It’s always the blogger’s balance, trying to figure out what to reveal and what to withhold. Do you really need to know how about I danced so hard on Saturday night that the balls of my feet are still aching and tingling 48 hours later? Do you need to know what it was like to tell a friend I hadn’t seen in 10 years about who’d died since we’d last spoken? Do you care about my mad dashes through Manhattan trying to catch a bus called the Dragon Express? Can I tell you about how, as much as I love the Very Serious electronic dance music, there ain’t nuthin’ like a little pop and R&B to get me to make me sweat myself into a slick disco-ball mess? I want to tell you about asymmetrical blond bowl cuts and people who ask “Do you know who I am?” and actually seem to mean it.

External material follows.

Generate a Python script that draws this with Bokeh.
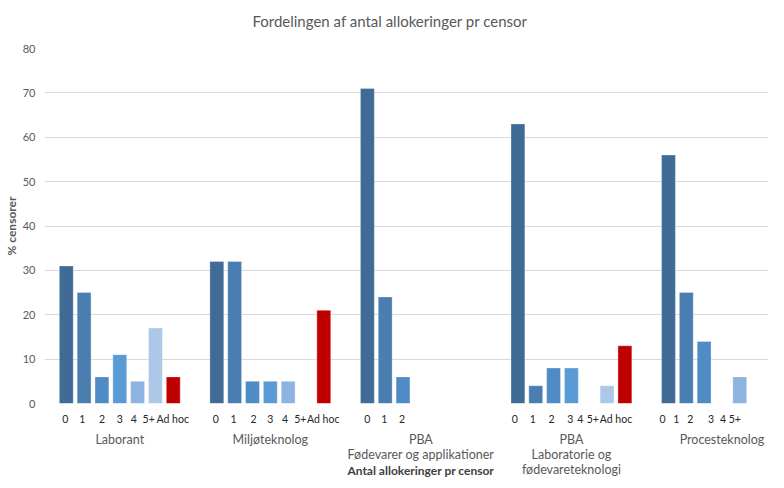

The geeks might be amused by the fact that I’m realizing that as much as I love looking at my pretty Apple laptop, I’m 10 times faster at actually getting shit done with a PC laptop. Should I muse about productivity tips right now? Can I tell you all the back-stories about the people I saw on Saturday night — how one of them was the first ecstasy dealer I ever met and another one has a 10-years-younger adorable boyfriend and another just relocated from Los Angeles, and another was there the night Andreas and I first met, and yet another had read this blog since I was living in Olympia in 2001. I want to tell you about making the little veils, and I want to tell you about guys from Pittsburg who call me buddy and say shit like “Buddy, I don’t even READ and I liked that shit. Damn.”

I want to tell you stories until you’re drowning in them like you’ve fallen into an industrial vat of waffle mix, gasping for air under the creamy whirlpools of tangents and anecdotes and asides and apostrophes. I want you to be so full of stories that the words are simmering out your pores like garlic, and everywhere you go people sniff and think, “Hmm, stories” and aren’t sure if they like it or are sort of repulsed. I want you loudly flatulating atonal stories and sighing with relief as you smile apologetically at your spouse and explain, “Too many stories.” Sometimes I think the world is my wall, and the stories are wads at spaghetti I toss at it to see what sticks.